Tuesday, 20 December 2011

No room at the stable


One of the more crowded of the nativity scences I've come across, and the more you look, the more you see. Just what is that small child pointing at on the extreme left of the picture, curling round the legs of the buxom woman in blue? And then one of the sheep brought by the shepherds lies in the foreground, legs tied as a sacrifice, prefiguring the crucifixion. Joseph is being pushed into the background by the adoring crowd, off balance and almost falling over. Behind him are more men with packs on their backs and staffs in their hands. On the right the ox is held by its horns, but the bustle on earth is nothing compared with the riotous behaviour in heaven!
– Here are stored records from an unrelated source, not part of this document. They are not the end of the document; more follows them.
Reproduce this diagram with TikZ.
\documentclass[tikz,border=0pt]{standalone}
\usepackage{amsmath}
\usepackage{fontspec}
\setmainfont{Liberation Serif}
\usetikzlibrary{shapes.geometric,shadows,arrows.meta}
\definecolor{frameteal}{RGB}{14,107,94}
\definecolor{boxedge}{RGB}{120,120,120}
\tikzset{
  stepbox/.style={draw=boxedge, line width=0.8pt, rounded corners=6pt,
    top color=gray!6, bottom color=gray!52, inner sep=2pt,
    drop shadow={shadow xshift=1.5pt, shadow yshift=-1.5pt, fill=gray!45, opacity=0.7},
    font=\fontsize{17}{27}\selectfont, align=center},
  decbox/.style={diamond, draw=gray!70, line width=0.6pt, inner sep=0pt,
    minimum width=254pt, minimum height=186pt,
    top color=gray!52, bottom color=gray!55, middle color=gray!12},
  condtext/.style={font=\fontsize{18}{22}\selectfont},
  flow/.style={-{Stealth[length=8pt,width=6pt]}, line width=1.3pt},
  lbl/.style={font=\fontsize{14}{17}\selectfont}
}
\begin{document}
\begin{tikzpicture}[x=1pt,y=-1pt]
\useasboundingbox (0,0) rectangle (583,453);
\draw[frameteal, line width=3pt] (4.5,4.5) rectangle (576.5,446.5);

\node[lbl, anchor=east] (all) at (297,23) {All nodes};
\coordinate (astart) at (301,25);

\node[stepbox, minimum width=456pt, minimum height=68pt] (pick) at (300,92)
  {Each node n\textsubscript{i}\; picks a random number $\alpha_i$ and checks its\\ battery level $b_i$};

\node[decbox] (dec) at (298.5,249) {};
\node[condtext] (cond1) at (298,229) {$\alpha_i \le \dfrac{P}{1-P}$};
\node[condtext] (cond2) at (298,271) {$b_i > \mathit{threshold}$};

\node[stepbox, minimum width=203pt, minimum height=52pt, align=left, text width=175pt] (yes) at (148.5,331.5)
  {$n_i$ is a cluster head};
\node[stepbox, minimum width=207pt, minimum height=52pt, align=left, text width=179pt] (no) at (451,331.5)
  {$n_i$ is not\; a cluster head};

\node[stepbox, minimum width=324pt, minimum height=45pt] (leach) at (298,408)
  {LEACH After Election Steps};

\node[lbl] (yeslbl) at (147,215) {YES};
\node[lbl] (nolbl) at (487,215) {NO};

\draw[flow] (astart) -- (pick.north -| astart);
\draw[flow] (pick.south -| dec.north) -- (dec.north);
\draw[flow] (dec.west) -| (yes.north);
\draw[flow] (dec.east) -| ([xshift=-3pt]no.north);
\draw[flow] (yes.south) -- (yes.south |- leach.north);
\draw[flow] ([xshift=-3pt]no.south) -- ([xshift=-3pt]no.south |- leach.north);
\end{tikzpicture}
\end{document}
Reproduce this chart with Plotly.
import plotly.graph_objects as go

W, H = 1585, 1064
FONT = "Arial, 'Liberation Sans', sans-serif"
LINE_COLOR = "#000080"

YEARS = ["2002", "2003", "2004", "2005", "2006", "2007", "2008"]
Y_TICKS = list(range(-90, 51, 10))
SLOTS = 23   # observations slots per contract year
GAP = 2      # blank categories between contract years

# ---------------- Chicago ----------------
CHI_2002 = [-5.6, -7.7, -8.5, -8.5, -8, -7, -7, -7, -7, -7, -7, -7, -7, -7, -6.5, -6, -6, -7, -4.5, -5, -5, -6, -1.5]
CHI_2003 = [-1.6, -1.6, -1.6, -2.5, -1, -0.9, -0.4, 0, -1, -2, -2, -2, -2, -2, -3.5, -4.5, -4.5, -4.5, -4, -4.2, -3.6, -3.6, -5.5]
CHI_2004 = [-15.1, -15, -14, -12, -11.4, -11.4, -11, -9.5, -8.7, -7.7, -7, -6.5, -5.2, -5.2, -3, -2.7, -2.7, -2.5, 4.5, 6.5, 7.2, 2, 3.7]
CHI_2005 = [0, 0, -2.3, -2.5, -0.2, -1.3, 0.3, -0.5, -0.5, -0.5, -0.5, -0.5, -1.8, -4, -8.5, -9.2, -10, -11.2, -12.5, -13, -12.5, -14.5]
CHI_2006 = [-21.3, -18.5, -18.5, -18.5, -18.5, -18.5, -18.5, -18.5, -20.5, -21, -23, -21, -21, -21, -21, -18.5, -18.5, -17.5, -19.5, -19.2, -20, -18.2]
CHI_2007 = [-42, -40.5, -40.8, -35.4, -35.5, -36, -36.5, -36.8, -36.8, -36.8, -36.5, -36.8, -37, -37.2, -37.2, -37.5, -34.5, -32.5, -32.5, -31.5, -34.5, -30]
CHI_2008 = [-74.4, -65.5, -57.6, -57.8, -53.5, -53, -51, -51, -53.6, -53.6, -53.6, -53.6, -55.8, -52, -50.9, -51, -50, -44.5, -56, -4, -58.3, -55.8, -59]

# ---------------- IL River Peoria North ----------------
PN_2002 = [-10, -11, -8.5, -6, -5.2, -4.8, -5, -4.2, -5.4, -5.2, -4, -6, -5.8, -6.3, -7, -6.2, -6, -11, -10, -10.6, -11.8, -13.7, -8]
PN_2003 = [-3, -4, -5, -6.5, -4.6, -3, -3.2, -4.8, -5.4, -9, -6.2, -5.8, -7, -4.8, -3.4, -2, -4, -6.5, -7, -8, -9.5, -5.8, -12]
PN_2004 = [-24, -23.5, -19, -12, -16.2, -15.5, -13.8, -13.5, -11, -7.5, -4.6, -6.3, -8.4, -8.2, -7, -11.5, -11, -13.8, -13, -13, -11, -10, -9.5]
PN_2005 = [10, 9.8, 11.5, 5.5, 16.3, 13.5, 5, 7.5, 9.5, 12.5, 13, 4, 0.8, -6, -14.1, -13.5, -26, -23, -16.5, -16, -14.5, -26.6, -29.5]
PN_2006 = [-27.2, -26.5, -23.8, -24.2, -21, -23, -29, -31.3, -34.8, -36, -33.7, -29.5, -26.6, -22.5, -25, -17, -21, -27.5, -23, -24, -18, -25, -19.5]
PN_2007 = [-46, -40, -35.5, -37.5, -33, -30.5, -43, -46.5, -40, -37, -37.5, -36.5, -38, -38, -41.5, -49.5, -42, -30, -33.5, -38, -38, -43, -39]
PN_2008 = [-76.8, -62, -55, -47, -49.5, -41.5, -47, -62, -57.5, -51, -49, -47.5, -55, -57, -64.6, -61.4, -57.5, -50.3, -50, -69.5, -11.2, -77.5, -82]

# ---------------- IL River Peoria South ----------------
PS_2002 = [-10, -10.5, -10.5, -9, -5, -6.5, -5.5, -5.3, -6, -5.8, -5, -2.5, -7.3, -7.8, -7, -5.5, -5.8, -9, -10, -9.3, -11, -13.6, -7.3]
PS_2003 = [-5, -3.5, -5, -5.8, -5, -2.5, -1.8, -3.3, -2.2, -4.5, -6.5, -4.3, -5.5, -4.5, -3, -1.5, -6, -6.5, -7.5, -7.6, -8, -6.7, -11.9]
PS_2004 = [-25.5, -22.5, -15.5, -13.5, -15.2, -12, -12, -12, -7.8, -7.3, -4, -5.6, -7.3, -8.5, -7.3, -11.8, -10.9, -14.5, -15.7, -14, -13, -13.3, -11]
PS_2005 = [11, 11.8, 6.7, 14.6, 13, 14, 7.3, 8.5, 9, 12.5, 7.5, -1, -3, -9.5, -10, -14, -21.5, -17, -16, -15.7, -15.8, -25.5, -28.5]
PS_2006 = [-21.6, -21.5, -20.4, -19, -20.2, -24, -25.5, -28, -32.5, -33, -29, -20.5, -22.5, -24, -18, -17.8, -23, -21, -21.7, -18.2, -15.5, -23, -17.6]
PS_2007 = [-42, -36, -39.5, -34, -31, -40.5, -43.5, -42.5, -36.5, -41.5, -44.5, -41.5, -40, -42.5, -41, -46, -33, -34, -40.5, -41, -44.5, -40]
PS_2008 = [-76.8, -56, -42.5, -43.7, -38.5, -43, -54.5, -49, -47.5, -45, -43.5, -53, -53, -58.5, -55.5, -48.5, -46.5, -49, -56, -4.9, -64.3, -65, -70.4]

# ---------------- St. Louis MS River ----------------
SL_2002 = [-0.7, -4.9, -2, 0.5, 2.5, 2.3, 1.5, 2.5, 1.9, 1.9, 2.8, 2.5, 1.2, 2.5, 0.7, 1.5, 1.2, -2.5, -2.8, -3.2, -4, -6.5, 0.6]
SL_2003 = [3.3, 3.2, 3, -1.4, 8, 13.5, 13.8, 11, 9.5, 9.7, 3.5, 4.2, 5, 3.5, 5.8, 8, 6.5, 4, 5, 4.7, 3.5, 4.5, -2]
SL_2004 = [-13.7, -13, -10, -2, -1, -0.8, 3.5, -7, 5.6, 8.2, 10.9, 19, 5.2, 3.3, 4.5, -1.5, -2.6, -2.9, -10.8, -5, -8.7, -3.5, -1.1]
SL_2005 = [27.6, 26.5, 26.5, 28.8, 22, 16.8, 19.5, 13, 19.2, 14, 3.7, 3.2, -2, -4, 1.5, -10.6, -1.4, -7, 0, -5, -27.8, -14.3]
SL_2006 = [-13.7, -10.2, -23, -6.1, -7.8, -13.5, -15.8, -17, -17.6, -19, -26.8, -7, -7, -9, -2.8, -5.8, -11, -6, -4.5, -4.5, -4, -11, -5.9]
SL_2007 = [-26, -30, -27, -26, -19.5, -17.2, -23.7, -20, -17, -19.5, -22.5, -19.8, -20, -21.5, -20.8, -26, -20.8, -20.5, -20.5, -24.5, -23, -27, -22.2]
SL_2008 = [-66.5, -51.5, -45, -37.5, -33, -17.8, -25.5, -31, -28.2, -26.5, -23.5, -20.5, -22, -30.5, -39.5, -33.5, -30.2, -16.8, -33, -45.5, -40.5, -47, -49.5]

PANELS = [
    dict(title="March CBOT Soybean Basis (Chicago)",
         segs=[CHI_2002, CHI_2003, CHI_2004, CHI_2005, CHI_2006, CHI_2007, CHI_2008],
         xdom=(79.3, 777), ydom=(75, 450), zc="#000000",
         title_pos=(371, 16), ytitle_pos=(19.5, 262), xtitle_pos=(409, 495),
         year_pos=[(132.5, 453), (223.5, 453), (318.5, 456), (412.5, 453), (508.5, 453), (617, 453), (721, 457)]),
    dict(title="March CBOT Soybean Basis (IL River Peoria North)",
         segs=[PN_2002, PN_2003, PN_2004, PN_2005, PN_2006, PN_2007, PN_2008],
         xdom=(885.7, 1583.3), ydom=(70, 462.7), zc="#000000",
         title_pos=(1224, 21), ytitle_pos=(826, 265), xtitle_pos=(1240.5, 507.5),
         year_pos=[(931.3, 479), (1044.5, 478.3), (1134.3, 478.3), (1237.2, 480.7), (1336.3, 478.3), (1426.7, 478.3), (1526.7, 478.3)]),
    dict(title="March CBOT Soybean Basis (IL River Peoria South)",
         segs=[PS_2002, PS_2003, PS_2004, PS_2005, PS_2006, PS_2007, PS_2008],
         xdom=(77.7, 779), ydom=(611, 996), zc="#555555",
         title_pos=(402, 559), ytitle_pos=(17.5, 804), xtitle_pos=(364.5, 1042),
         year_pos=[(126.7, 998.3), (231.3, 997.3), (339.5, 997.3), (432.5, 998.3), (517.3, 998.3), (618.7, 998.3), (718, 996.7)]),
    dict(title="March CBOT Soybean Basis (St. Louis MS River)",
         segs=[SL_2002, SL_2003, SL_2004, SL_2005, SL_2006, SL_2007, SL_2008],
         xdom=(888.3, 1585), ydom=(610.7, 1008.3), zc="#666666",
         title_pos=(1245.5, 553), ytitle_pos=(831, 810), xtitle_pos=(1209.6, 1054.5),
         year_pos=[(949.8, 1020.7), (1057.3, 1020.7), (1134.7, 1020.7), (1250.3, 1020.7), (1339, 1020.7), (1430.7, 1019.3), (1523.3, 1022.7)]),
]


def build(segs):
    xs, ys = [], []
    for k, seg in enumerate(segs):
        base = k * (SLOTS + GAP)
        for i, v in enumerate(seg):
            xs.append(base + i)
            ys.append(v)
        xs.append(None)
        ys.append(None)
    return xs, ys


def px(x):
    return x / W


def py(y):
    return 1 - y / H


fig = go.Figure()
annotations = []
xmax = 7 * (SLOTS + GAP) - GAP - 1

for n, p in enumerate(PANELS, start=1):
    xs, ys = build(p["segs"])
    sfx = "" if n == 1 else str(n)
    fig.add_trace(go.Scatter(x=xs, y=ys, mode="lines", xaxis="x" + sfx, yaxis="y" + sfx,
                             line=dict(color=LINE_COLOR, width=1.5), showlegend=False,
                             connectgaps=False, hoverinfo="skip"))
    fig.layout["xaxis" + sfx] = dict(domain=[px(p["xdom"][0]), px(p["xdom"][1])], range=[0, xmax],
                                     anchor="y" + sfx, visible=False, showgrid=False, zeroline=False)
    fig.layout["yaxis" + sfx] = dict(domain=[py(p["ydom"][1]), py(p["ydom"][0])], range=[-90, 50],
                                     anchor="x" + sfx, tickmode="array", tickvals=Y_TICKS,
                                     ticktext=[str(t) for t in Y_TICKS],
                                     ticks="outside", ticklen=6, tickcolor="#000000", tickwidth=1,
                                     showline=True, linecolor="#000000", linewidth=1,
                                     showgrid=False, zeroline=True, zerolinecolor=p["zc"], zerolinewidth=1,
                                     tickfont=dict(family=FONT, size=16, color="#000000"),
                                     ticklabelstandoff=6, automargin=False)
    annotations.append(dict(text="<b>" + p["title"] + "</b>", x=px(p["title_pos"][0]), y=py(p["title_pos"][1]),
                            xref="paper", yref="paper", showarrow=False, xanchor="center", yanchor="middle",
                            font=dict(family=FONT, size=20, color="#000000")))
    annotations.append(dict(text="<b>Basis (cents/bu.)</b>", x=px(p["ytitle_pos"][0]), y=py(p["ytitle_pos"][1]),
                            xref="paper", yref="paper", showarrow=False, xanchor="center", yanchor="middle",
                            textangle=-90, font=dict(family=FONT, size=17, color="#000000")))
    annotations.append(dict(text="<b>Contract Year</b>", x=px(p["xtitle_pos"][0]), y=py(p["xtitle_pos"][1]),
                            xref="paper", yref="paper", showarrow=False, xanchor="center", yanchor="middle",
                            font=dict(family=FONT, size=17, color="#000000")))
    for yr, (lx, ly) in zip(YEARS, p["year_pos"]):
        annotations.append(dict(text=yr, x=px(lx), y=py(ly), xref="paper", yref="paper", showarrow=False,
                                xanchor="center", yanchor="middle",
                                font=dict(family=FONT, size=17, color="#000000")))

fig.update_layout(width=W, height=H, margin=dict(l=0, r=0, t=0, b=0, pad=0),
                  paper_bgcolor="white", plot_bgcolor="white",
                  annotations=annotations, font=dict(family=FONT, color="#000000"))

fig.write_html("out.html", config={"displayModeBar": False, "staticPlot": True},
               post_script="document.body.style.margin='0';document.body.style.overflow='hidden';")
Naked cherbus frolic, one holding on to the ankle of an angel, whilst another lifts up what looks like a bedsheet and peers blearily down. The angel dressed in rose-coloured fabric looks as if they are in the midst of a game of volleyball, whilst a more serene angel behind consults a book, more interested in words than The Word. Perhaps whjat is more disturbing is that on closer inspection the new-born baby looks, in its position and attitude, more like a still-birth - an interpretation accentuated by the way in which Mary is folding a cloth over his face, just as one covers a corpse.

I don't think that any Nativity Play or film version of the Christmas story has ever dared to follow the vibrancy and sheer chaos as painted here by Abraham Bloemaert in 1612. Maybe we should rise to the challenge and discard the sweet and serene Nativity cribs we erect in our churches and homes, and put up something more akin to this scene of holy disorder.